Begin at the top of the records below and return each line exactly through the line with "const plotLeft = 14.5, plotRight". Skip pictures.
----
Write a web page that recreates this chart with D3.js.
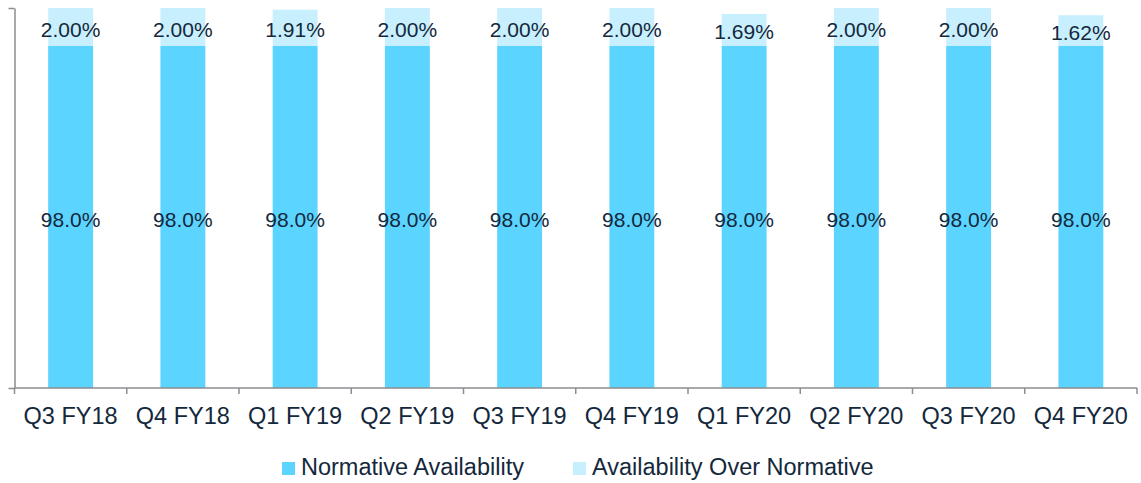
<!DOCTYPE html>
<html>
<head>
<meta charset="utf-8">
<script src="https://cdn.jsdelivr.net/npm/d3@7/dist/d3.min.js"></script>
<style>
  html, body { margin: 0; padding: 0; background: #ffffff; }
  svg { display: block; font-family: "Liberation Sans", Arial, sans-serif; }
</style>
</head>
<body>
<svg id="chart" width="1141" height="483"></svg>
<script>
// Quarterly availability (%), stacked: normative base plus the share achieved above it
const categories = ["Q3 FY18", "Q4 FY18", "Q1 FY19", "Q2 FY19", "Q3 FY19",
                    "Q4 FY19", "Q1 FY20", "Q2 FY20", "Q3 FY20", "Q4 FY20"];
const normative = [98.0, 98.0, 98.0, 98.0, 98.0, 98.0, 98.0, 98.0, 98.0, 98.0];
const overNormative = [2.00, 2.00, 1.91, 2.00, 2.00, 2.00, 1.69, 2.00, 2.00, 1.62];
const seriesNames = ["Normative Availability", "Availability Over Normative"];
const yDomain = [80, 100];

const colors = ["#5bd4ff", "#c8effd"];
const textColor = "#14283c";
const axisColor = "#8a8d90";

const svg = d3.select("#chart");
const plotLeft = 14.5, plotRight = 1137, plotTop = 8, plotBottom = 388;

const rows = categories.map((c, i) => ({ cat: c, normative: normative[i], over: overNormative[i] }));
const stack = d3.stack().keys(["normative", "over"]);
const layers = stack(rows);

const x = d3.scaleBand().domain(categories).range([plotLeft, plotRight]).padding(0);
const y = d3.scaleLinear().domain(yDomain).range([plotBottom, plotTop]);
const barW = x.bandwidth() * 0.4;

// stacked bars
const g = svg.append("g");
layers.forEach((layer, li) => {
  g.selectAll(null).data(layer).enter().append("rect")
    .attr("x", d => x(d.data.cat) + (x.bandwidth() - barW) / 2)
    .attr("width", barW)
    .attr("y", d => y(Math.min(d[1], yDomain[1])))
    .attr("height", d => y(Math.max(d[0], yDomain[0])) - y(Math.min(d[1], yDomain[1])))
    .attr("fill", colors[li]);
});

// value labels centred in each segment
const fmts = [v => v.toFixed(1) + "%", v => v.toFixed(2) + "%"];
layers.forEach((layer, li) => {
  g.selectAll(null).data(layer).enter().append("text")
    .attr("x", d => x(d.data.cat) + x.bandwidth() / 2)
    .attr("y", d => (y(Math.max(d[0], yDomain[0])) + y(Math.min(d[1], yDomain[1]))) / 2 + 2)
    .attr("text-anchor", "middle")
    .attr("dominant-baseline", "central")
    .attr("font-size", "21px")
    .attr("fill", textColor)
    .text(d => fmts[li](d[1] - d[0]));
});

// y axis: line with end ticks only
const yAxis = svg.append("g")
  .attr("transform", `translate(${plotLeft},0)`)
  .call(d3.axisLeft(y).tickValues(yDomain).tickFormat("").tickSize(6).tickSizeOuter(0));
yAxis.selectAll("path, line").attr("stroke", axisColor).attr("stroke-width", 1.5);

// x axis: baseline with ticks at category boundaries
const xAxisG = svg.append("g").attr("transform", `translate(0,${plotBottom})`);
xAxisG.append("line")
  .attr("x1", plotLeft).attr("x2", plotRight).attr("y1", 0).attr("y2", 0)
  .attr("stroke", axisColor).attr("stroke-width", 1.5);
const bounds = categories.map(c => x(c)).concat([x(categories[categories.length - 1]) + x.bandwidth()]);
xAxisG.selectAll(null).data(bounds).enter().append("line")
  .attr("x1", d => d).attr("x2", d => d).attr("y1", 0).attr("y2", 6)
  .attr("stroke", axisColor).attr("stroke-width", 1.5);
xAxisG.selectAll(null).data(categories).enter().append("text")
  .attr("x", d => x(d) + x.bandwidth() / 2)
  .attr("y", 36)
  .attr("text-anchor", "middle")
  .attr("font-size", "23.5px")
  .attr("fill", textColor)
  .text(d => d);

// legend
const legend = svg.append("g");
const legendX = [282, 573];
seriesNames.forEach((name, i) => {
  legend.append("rect")
    .attr("x", legendX[i]).attr("y", 462).attr("width", 13).attr("height", 13)
    .attr("fill", colors[i]);
  legend.append("text")
    .attr("x", legendX[i] + 19).attr("y", 475)
    .attr("font-size", "23.5px")
    .attr("fill", textColor)
    .text(name);
});
</script>
</body>
</html>
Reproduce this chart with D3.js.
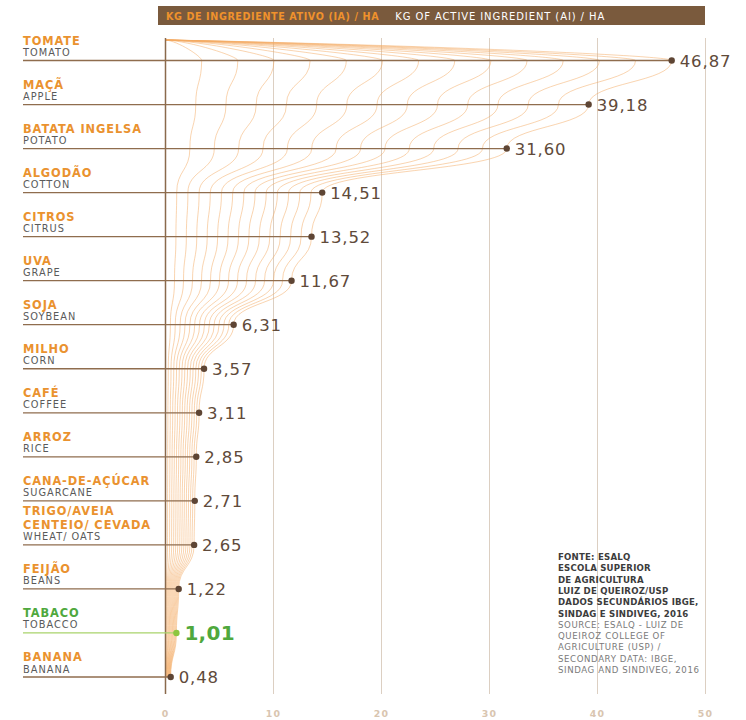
<!DOCTYPE html>
<html><head><meta charset="utf-8">
<script src="https://cdn.jsdelivr.net/npm/d3@7"></script>
<style>
html,body{margin:0;padding:0;background:#fff;}
svg{display:block;}
</style></head>
<body>
<script>
const categoriesPt = ["TOMATE","MAÇÃ","BATATA INGELSA","ALGODÃO","CITROS","UVA","SOJA","MILHO","CAFÉ","ARROZ","CANA-DE-AÇÚCAR","TRIGO/AVEIA|CENTEIO/ CEVADA","FEIJÃO","TABACO","BANANA"];
const categoriesEn = ["TOMATO","APPLE","POTATO","COTTON","CITRUS","GRAPE","SOYBEAN","CORN","COFFEE","RICE","SUGARCANE","WHEAT/ OATS","BEANS","TOBACCO","BANANA"];
const values = [46.87,39.18,31.60,14.51,13.52,11.67,6.31,3.57,3.11,2.85,2.71,2.65,1.22,1.01,0.48];
const valueLabels = ["46,87","39,18","31,60","14,51","13,52","11,67","6,31","3,57","3,11","2,85","2,71","2,65","1,22","1,01","0,48"];
const xTicks = [0,10,20,30,40,50];
const highlight = "TOBACCO";
const titlePt = "KG DE INGREDIENTE ATIVO (IA) / HA";
const titleEn = "KG OF ACTIVE INGREDIENT (AI) / HA";
const sourcePt = ["FONTE: ESALQ","ESCOLA SUPERIOR","DE AGRICULTURA","LUIZ DE QUEIROZ/USP","DADOS SECUNDÁRIOS IBGE,","SINDAG E SINDIVEG, 2016"];
const sourceEn = ["SOURCE: ESALQ - LUIZ DE","QUEIROZ COLLEGE OF","AGRICULTURE (USP) /","SECONDARY DATA: IBGE,","SINDAG AND SINDIVEG, 2016"];
const nStrands = 14;

const W = 746, H = 720;
const svg = d3.select("body").append("svg").attr("width", W).attr("height", H);
const FONT = "'DejaVu Sans', 'Open Sans', sans-serif";

const x = d3.scaleLinear().domain([0, 50]).range([165.5, 705.5]);
const y = d3.scalePoint().domain(categoriesEn).range([60.5, 677]);

// header
svg.append("rect").attr("x", 158).attr("y", 6).attr("width", 547).attr("height", 19).attr("fill", "#7a5a3d");
const ht = svg.append("text").attr("x", 166).attr("y", 19.5).attr("font-family", FONT);
ht.append("tspan").attr("font-size", 9.6).attr("fill", "#f0922c").attr("font-weight", "bold").attr("letter-spacing", 0.6).text(titlePt);
ht.append("tspan").attr("dx", 16).attr("font-size", 10).attr("fill", "#ffffff").attr("letter-spacing", 0.9).text(titleEn);

// gridlines
const gTop = 38, gBot = 694;
svg.append("g").selectAll("line").data(xTicks.slice(1)).join("line")
  .attr("x1", d => x(d)).attr("x2", d => x(d)).attr("y1", gTop).attr("y2", gBot)
  .attr("stroke", "#dccfc2").attr("stroke-width", 1);

// tick labels
svg.append("g").selectAll("text").data(xTicks).join("text")
  .attr("x", d => x(d)).attr("y", 717).attr("text-anchor", "middle")
  .attr("font-family", FONT).attr("font-size", 9.4).attr("font-weight", "bold")
  .attr("letter-spacing", 1.2).attr("fill", "#d9c5b0").text(d => d);

// decorative strands
const bump = d3.line().x(d => d[0]).y(d => d[1]).curve(d3.curveBumpY);
const strands = svg.append("g").attr("fill", "none").attr("stroke", "#f3aa62").attr("stroke-width", 0.6).attr("stroke-opacity", 0.85);
for (let k = 1; k <= nStrands; k++) {
  const f = k / nStrands;
  const pts = categoriesEn.map((c, i) => [x(values[i] * f), y(c)]);
  const x0 = x(0), xk = pts[0][0], y0 = pts[0][1];
  const top = `M${x0},40C${x0 + (xk - x0) * 0.35},${41 + f*2} ${xk},${y0 - 4 - f*2} ${xk},${y0}`;
  const lower = bump(pts).replace(/^M[^C]*/, "");
  strands.append("path").attr("d", top + lower);
}

// axis line
svg.append("line").attr("x1", x(0)).attr("x2", x(0)).attr("y1", gTop).attr("y2", gBot)
  .attr("stroke", "#8a6a4c").attr("stroke-width", 1.5);

// rows
const rows = svg.append("g").selectAll("g").data(categoriesEn).join("g");
rows.append("line").attr("x1", 23).attr("x2", (d, i) => x(values[i])).attr("y1", d => y(d)).attr("y2", d => y(d))
  .attr("stroke", d => d === highlight ? "#a9d36b" : "#8f6d4e").attr("stroke-width", 1.3);
rows.append("circle").attr("cx", (d, i) => x(values[i])).attr("cy", d => y(d)).attr("r", 3.2)
  .attr("fill", d => d === highlight ? "#8cc63f" : "#5e4534");
rows.append("text").attr("x", (d, i) => x(values[i]) + 8).attr("y", d => y(d) + (d === highlight ? 7.5 : 6.3))
  .attr("font-family", FONT)
  .attr("font-size", d => d === highlight ? 20 : 16.5)
  .attr("font-weight", d => d === highlight ? "bold" : "normal")
  .attr("letter-spacing", d => d === highlight ? 0.3 : 0.9)
  .attr("fill", d => d === highlight ? "#4fa83d" : "#604a3a")
  .text((d, i) => valueLabels[i]);
rows.append("text").attr("x", 23).attr("y", d => y(d) - 4.5)
  .attr("font-family", FONT).attr("font-size", 9.8).attr("letter-spacing", 1.0).attr("fill", "#5a5a5a")
  .text(d => d);
rows.each(function(d, i) {
  const lines = categoriesPt[i].split("|");
  const lh = 13.4;
  lines.forEach((ln, j) => {
    d3.select(this).append("text")
      .attr("x", 23).attr("y", y(d) - 16 - (lines.length - 1 - j) * lh)
      .attr("font-family", FONT).attr("font-size", 11.4).attr("font-weight", "bold").attr("letter-spacing", 0.9)
      .attr("fill", d === highlight ? "#4fa83d" : "#ea922f").text(ln);
  });
});

// source
const src = svg.append("g").attr("font-family", FONT).attr("font-size", 8.6);
sourcePt.forEach((t, i) => src.append("text").attr("x", 558).attr("y", 560 + i * 11.3).attr("font-weight", "bold").attr("letter-spacing", 0.2).attr("fill", "#3c3c3c").text(t));
sourceEn.forEach((t, i) => src.append("text").attr("x", 558).attr("y", 560 + (sourcePt.length + i) * 11.3).attr("letter-spacing", 0.6).attr("fill", "#7a7a7a").text(t));
</script>
</body></html>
----
### [Full output]
Write a web page that recreates this chart with D3.js.
<!DOCTYPE html>
<html>
<head>
<meta charset="utf-8">
<script src="https://cdn.jsdelivr.net/npm/d3@7/dist/d3.min.js"></script>
<style>
  html, body { margin: 0; padding: 0; background: #ffffff; }
  svg { display: block; font-family: "Liberation Sans", Arial, sans-serif; }
</style>
</head>
<body>
<svg id="chart" width="1141" height="483"></svg>
<script>
// Quarterly availability (%), stacked: normative base plus the share achieved above it
const categories = ["Q3 FY18", "Q4 FY18", "Q1 FY19", "Q2 FY19", "Q3 FY19",
                    "Q4 FY19", "Q1 FY20", "Q2 FY20", "Q3 FY20", "Q4 FY20"];
const normative = [98.0, 98.0, 98.0, 98.0, 98.0, 98.0, 98.0, 98.0, 98.0, 98.0];
const overNormative = [2.00, 2.00, 1.91, 2.00, 2.00, 2.00, 1.69, 2.00, 2.00, 1.62];
const seriesNames = ["Normative Availability", "Availability Over Normative"];
const yDomain = [80, 100];

const colors = ["#5bd4ff", "#c8effd"];
const textColor = "#14283c";
const axisColor = "#8a8d90";

const svg = d3.select("#chart");
const plotLeft = 14.5, plotRight = 1137, plotTop = 8, plotBottom = 388;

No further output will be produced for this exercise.